» **WHAT THE TASK REQUIRES**
Retype the data exactly, from its first line to the line containing "minimum width=190pt, align=left]", including both, and skip any picture.

» **DATASET EXTRACT**
---
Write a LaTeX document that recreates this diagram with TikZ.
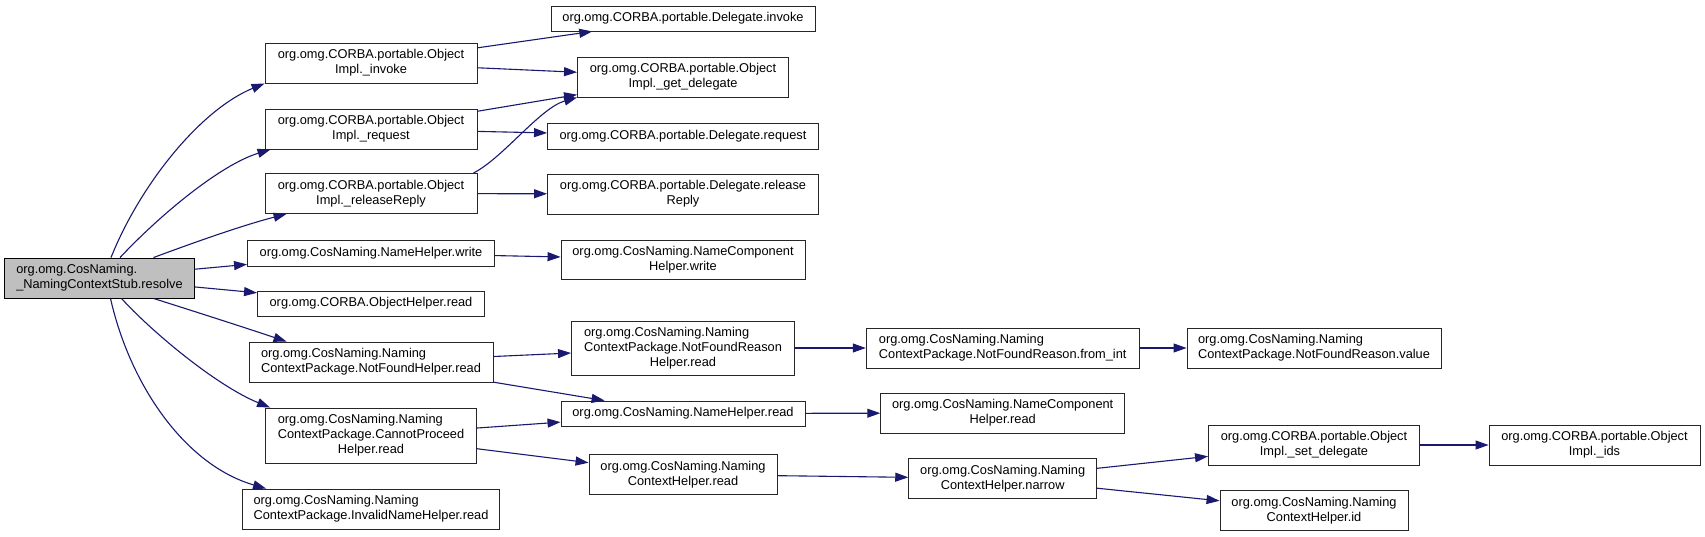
\documentclass[tikz,border=0pt]{standalone}
\usepackage{fontspec}
\setmainfont{Liberation Sans}
\usetikzlibrary{arrows.meta}
\definecolor{edgeblue}{HTML}{191970}
\definecolor{curgray}{HTML}{BFBFBF}

\begin{document}
\begin{tikzpicture}[x=1pt, y=-1pt,
    fn/.style={draw=black!85, line width=0.9pt, fill=white, inner sep=2pt, align=center,
        font=\fontsize{12.8}{15}\selectfont, minimum height=40pt},
    cur/.style={fn, fill=curgray, draw=black},
    call/.style={edgeblue, line width=1.1pt, -{Triangle[length=13pt, width=9pt]}}]
    % Page frame, same size as the graph
    \fill[white] (0,0) rectangle (1705,537);
    \useasboundingbox (0,0) rectangle (1705,537);

    % The function whose call graph is shown
    \node[cur, minimum width=190pt, align=left] (resolve) at (99.5,278) {org.omg.CosNaming.\\\_NamingContextStub.resolve};

    % First column of callees
    \node[fn, minimum width=212pt] (invoke) at (371,63) {org.omg.CORBA.portable.Object\\Impl.\_invoke};
    \node[fn, minimum width=212pt] (request) at (371,129) {org.omg.CORBA.portable.Object\\Impl.\_request};
    \node[fn, minimum width=212pt] (release) at (371,193.5) {org.omg.CORBA.portable.Object\\Impl.\_releaseReply};
    \node[fn, minimum width=247pt, minimum height=26pt] (namewrite) at (371,253) {org.omg.CosNaming.NameHelper.write};
    \node[fn, minimum width=227pt, minimum height=25pt] (objread) at (371,303.5) {org.omg.CORBA.ObjectHelper.read};
    \node[fn, minimum width=244pt, align=left] (notfound) at (371,362) {org.omg.CosNaming.Naming\\ContextPackage.NotFoundHelper.read};
    \node[fn, minimum width=211pt, minimum height=55pt] (cannot) at (371,435.5) {\begin{tabular}{@{}l@{}}org.omg.CosNaming.Naming\\ContextPackage.CannotProceed\\\multicolumn{1}{@{}c@{}}{Helper.read}\end{tabular}};
    \node[fn, minimum width=257pt, align=left] (invalid) at (371,509) {org.omg.CosNaming.Naming\\ContextPackage.InvalidNameHelper.read};

    % Second column
    \node[fn, minimum width=264pt, minimum height=25pt] (dinvoke) at (683,18.5) {org.omg.CORBA.portable.Delegate.invoke};
    \node[fn, minimum width=211pt] (getdel) at (683,77) {org.omg.CORBA.portable.Object\\Impl.\_get\_delegate};
    \node[fn, minimum width=271pt, minimum height=26pt] (drequest) at (683,136) {org.omg.CORBA.portable.Delegate.request};
    \node[fn, minimum width=271pt] (drelease) at (683,194) {org.omg.CORBA.portable.Delegate.release\\Reply};
    \node[fn, minimum width=244pt, minimum height=39pt] (ncwrite) at (683,259.5) {org.omg.CosNaming.NameComponent\\Helper.write};
    \node[fn, minimum width=223pt, minimum height=54pt] (nfreason) at (683,348) {\begin{tabular}{@{}l@{}}org.omg.CosNaming.Naming\\ContextPackage.NotFoundReason\\\multicolumn{1}{@{}c@{}}{Helper.read}\end{tabular}};
    \node[fn, minimum width=244pt, minimum height=25pt] (nameread) at (683,413.5) {org.omg.CosNaming.NameHelper.read};
    \node[fn, minimum width=188pt] (ncread) at (683,474.5) {org.omg.CosNaming.Naming\\ContextHelper.read};

    % Third column
    \node[fn, minimum width=273pt, align=left] (fromint) at (1002.7,348) {org.omg.CosNaming.Naming\\ContextPackage.NotFoundReason.from\_int};
    \node[fn, minimum width=244pt] (ncompread) at (1002.7,413) {org.omg.CosNaming.NameComponent\\Helper.read};
    \node[fn, minimum width=188pt] (narrow) at (1002.7,478.5) {org.omg.CosNaming.Naming\\ContextHelper.narrow};

    % Fourth and fifth column
    \node[fn, minimum width=254pt, align=left] (value) at (1314,348) {org.omg.CosNaming.Naming\\ContextPackage.NotFoundReason.value};
    \node[fn, minimum width=211pt] (setdel) at (1314,445) {org.omg.CORBA.portable.Object\\Impl.\_set\_delegate};
    \node[fn, minimum width=188pt] (ncid) at (1314,510.5) {org.omg.CosNaming.Naming\\ContextHelper.id};
    \node[fn, minimum width=211pt] (ids) at (1594.5,445) {org.omg.CORBA.portable.Object\\Impl.\_ids};

    % Calls made by resolve (curved ones fan out up and down)
    \draw[call] ([xshift=11.5pt]resolve.north) .. controls (140,185) and (200,110) .. (invoke.south west);
    \draw[call] ([xshift=20.5pt]resolve.north) .. controls (160,215) and (220,165) .. ([xshift=6pt]request.south west);
    \draw[call] ([xshift=54pt]resolve.north) .. controls (190,244) and (240,226) .. ([xshift=22pt]release.south west);
    \draw[call] (resolve) -- (namewrite);
    \draw[call] (resolve) -- (objread);
    \draw[call] ([xshift=54pt]resolve.south) .. controls (190,310) and (240,326) .. ([xshift=38pt]notfound.north west);
    \draw[call] ([xshift=22pt]resolve.south) .. controls (150,330) and (215,385) .. ([xshift=5pt]cannot.north west);
    \draw[call] ([xshift=11pt]resolve.south) .. controls (130,385) and (185,465) .. ([xshift=24pt]invalid.north west);

    % Calls from the first column
    \draw[call] (invoke) -- (dinvoke);
    \draw[call] (invoke) -- (getdel);
    \draw[call] (request) -- (getdel);
    \draw[call] (request) -- (drequest);
    \draw[call] ([xshift=-4pt]release.north east) .. controls (503,158) and (540,108) .. (getdel.south west);
    \draw[call] (release) -- (drelease);
    \draw[call] (namewrite) -- (ncwrite);
    \draw[call] (notfound) -- (nfreason);
    \draw[call] (notfound) -- (nameread);
    \draw[call] (cannot) -- (nameread);
    \draw[call] (cannot) -- (ncread);

    % Further down the chain
    \draw[call] (nfreason) -- (fromint);
    \draw[call] (fromint) -- (value);
    \draw[call] (nameread) -- (ncompread);
    \draw[call] (ncread) -- (narrow);
    \draw[call] (narrow) -- (setdel);
    \draw[call] (narrow) -- (ncid);
    \draw[call] (setdel) -- (ids);
\end{tikzpicture}
\end{document}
---
» **WRITTEN ANSWER**
Write a LaTeX document that recreates this diagram with TikZ.
\documentclass[tikz,border=0pt]{standalone}
\usepackage{fontspec}
\setmainfont{Liberation Sans}
\usetikzlibrary{arrows.meta}
\definecolor{edgeblue}{HTML}{191970}
\definecolor{curgray}{HTML}{BFBFBF}

\begin{document}
\begin{tikzpicture}[x=1pt, y=-1pt,
    fn/.style={draw=black!85, line width=0.9pt, fill=white, inner sep=2pt, align=center,
        font=\fontsize{12.8}{15}\selectfont, minimum height=40pt},
    cur/.style={fn, fill=curgray, draw=black},
    call/.style={edgeblue, line width=1.1pt, -{Triangle[length=13pt, width=9pt]}}]
    % Page frame, same size as the graph
    \fill[white] (0,0) rectangle (1705,537);
    \useasboundingbox (0,0) rectangle (1705,537);

    % The function whose call graph is shown
    \node[cur, minimum width=190pt, align=left] (resolve) at (99.5,278) {org.omg.CosNaming.\\\_NamingContextStub.resolve};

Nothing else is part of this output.